Job: Copy the listing below in full and skip every picture.

Dataset content:
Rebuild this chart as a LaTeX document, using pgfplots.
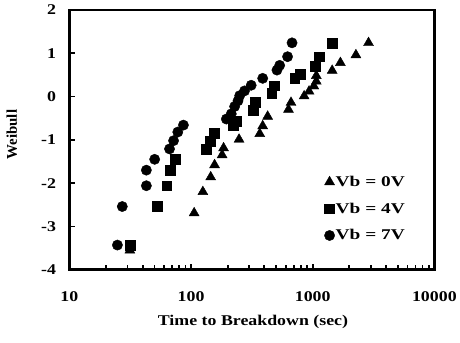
\documentclass[border=0pt]{standalone}
\usepackage{fontspec}
\setmainfont{Liberation Serif}
\usepackage{pgfplots}
\pgfplotsset{compat=1.18}
\newcommand{\stx}[1]{\scalebox{1.2}[1]{#1}}
\newcommand{\stl}[1]{\scalebox{1.3}[1]{#1}}
\begin{document}
\begin{tikzpicture}
\path (-70pt,-73pt) (390pt,272pt);
\begin{axis}[at={(0,0)}, anchor=south west, scale only axis, width=368pt, height=262pt,
  xmode=log, xmin=10, xmax=10000, ymin=-4, ymax=2,
  xtick={10,100,1000,10000}, xticklabels={\stx{10},\stx{100},\stx{1000},\stx{10000}},
  ytick={-4,-3,-2,-1,0,1,2}, yticklabels={\stx{-4},\stx{-3},\stx{-2},\stx{-1},\stx{0},\stx{1},\stx{2}},
  tick align=inside, xtick pos=left, ytick pos=left,
  major tick length=6pt, minor tick length=4.5pt,
  axis line style={black, line width=2.6pt},
  tick style={black, line width=1.8pt},
  /pgf/number format/assume math mode=true,
  ticklabel style={font=\fontsize{15}{18}\selectfont\bfseries},
  xticklabel style={yshift=-19pt},
  yticklabel style={xshift=-10pt},
  xlabel={\stx{Time to Breakdown (sec)}},
  xlabel style={at={(axis description cs:0.503,0)}, anchor=north, yshift=-42pt, font=\fontsize{15}{18}\selectfont\bfseries},
  ylabel={Weibull},
  ylabel style={at={(axis description cs:-0.158,0.52)}, anchor=center, font=\fontsize{15}{18}\selectfont\bfseries},
  legend style={draw=none, fill=none, at={(0.69,0.375)}, anchor=north west,
    font=\fontsize{15}{18}\selectfont\bfseries, row sep=12pt,
    nodes={inner sep=1pt, text height=11pt, text depth=2pt}},
  legend cell align=left,
  legend image code/.code={\draw[#1, only marks] plot coordinates {(0pt,0pt)};},
]
\addplot[only marks, mark=triangle*, mark size=5.8pt, black] coordinates {
(31.4,-3.55) (106,-2.69) (125,-2.20) (145,-1.86) (156,-1.58) (180,-1.35) (185,-1.19)
(248,-0.99) (367,-0.86) (388,-0.68) (426,-0.46) (632,-0.30) (663,-0.14) (850,0.01)
(933,0.12) (1021,0.24) (1070,0.35) (1070,0.48) (1445,0.60) (1688,0.78) (2265,0.96) (2876,1.24)
};
\addlegendentry{\stl{Vb = 0V}}
\addplot[only marks, mark=square*, mark size=5pt, black] coordinates {
(31.4,-3.43) (53.1,-2.53) (63.0,-2.06) (67.1,-1.71) (74.1,-1.45) (134,-1.22) (143,-1.03)
(155,-0.84) (221,-0.67) (235,-0.56) (322,-0.31) (337,-0.14) (460,0.07) (484,0.25)
(711,0.43) (785,0.52) (1040,0.70) (1138,0.92) (1445,1.24)
};
\addlegendentry{\stl{Vb = 4V}}
\addplot[only marks, mark=*, mark size=5.2pt, black] coordinates {
(24.8,-3.43) (27.2,-2.54) (42.9,-2.06) (42.9,-1.70) (50.2,-1.45) (66.5,-1.21) (71.8,-1.02)
(77.8,-0.82) (86.5,-0.66) (195,-0.52) (214,-0.40) (228,-0.23) (243,-0.10) (251,0.02)
(275,0.13) (312,0.26) (388,0.42) (508,0.61) (535,0.72) (621,0.92) (676,1.24)
};
\addlegendentry{\stl{Vb = 7V}}
\end{axis}
\end{tikzpicture}
\end{document}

Result:
Rebuild this chart as a LaTeX document, using pgfplots.
\documentclass[border=0pt]{standalone}
\usepackage{fontspec}
\setmainfont{Liberation Serif}
\usepackage{pgfplots}
\pgfplotsset{compat=1.18}
\newcommand{\stx}[1]{\scalebox{1.2}[1]{#1}}
\newcommand{\stl}[1]{\scalebox{1.3}[1]{#1}}
\begin{document}
\begin{tikzpicture}
\path (-70pt,-73pt) (390pt,272pt);
\begin{axis}[at={(0,0)}, anchor=south west, scale only axis, width=368pt, height=262pt,
  xmode=log, xmin=10, xmax=10000, ymin=-4, ymax=2,
  xtick={10,100,1000,10000}, xticklabels={\stx{10},\stx{100},\stx{1000},\stx{10000}},
  ytick={-4,-3,-2,-1,0,1,2}, yticklabels={\stx{-4},\stx{-3},\stx{-2},\stx{-1},\stx{0},\stx{1},\stx{2}},
  tick align=inside, xtick pos=left, ytick pos=left,
  major tick length=6pt, minor tick length=4.5pt,
  axis line style={black, line width=2.6pt},
  tick style={black, line width=1.8pt},
  /pgf/number format/assume math mode=true,
  ticklabel style={font=\fontsize{15}{18}\selectfont\bfseries},
  xticklabel style={yshift=-19pt},
  yticklabel style={xshift=-10pt},
  xlabel={\stx{Time to Breakdown (sec)}},
  xlabel style={at={(axis description cs:0.503,0)}, anchor=north, yshift=-42pt, font=\fontsize{15}{18}\selectfont\bfseries},
  ylabel={Weibull},
  ylabel style={at={(axis description cs:-0.158,0.52)}, anchor=center, font=\fontsize{15}{18}\selectfont\bfseries},
  legend style={draw=none, fill=none, at={(0.69,0.375)}, anchor=north west,
    font=\fontsize{15}{18}\selectfont\bfseries, row sep=12pt,
    nodes={inner sep=1pt, text height=11pt, text depth=2pt}},
  legend cell align=left,
  legend image code/.code={\draw[#1, only marks] plot coordinates {(0pt,0pt)};},
]
\addplot[only marks, mark=triangle*, mark size=5.8pt, black] coordinates {
(31.4,-3.55) (106,-2.69) (125,-2.20) (145,-1.86) (156,-1.58) (180,-1.35) (185,-1.19)
(248,-0.99) (367,-0.86) (388,-0.68) (426,-0.46) (632,-0.30) (663,-0.14) (850,0.01)
(933,0.12) (1021,0.24) (1070,0.35) (1070,0.48) (1445,0.60) (1688,0.78) (2265,0.96) (2876,1.24)
};
\addlegendentry{\stl{Vb = 0V}}
\addplot[only marks, mark=square*, mark size=5pt, black] coordinates {
(31.4,-3.43) (53.1,-2.53) (63.0,-2.06) (67.1,-1.71) (74.1,-1.45) (134,-1.22) (143,-1.03)
(155,-0.84) (221,-0.67) (235,-0.56) (322,-0.31) (337,-0.14) (460,0.07) (484,0.25)
(711,0.43) (785,0.52) (1040,0.70) (1138,0.92) (1445,1.24)
};
\addlegendentry{\stl{Vb = 4V}}
\addplot[only marks, mark=*, mark size=5.2pt, black] coordinates {
(24.8,-3.43) (27.2,-2.54) (42.9,-2.06) (42.9,-1.70) (50.2,-1.45) (66.5,-1.21) (71.8,-1.02)
(77.8,-0.82) (86.5,-0.66) (195,-0.52) (214,-0.40) (228,-0.23) (243,-0.10) (251,0.02)
(275,0.13) (312,0.26) (388,0.42) (508,0.61) (535,0.72) (621,0.92) (676,1.24)
};
\addlegendentry{\stl{Vb = 7V}}
\end{axis}
\end{tikzpicture}
\end{document}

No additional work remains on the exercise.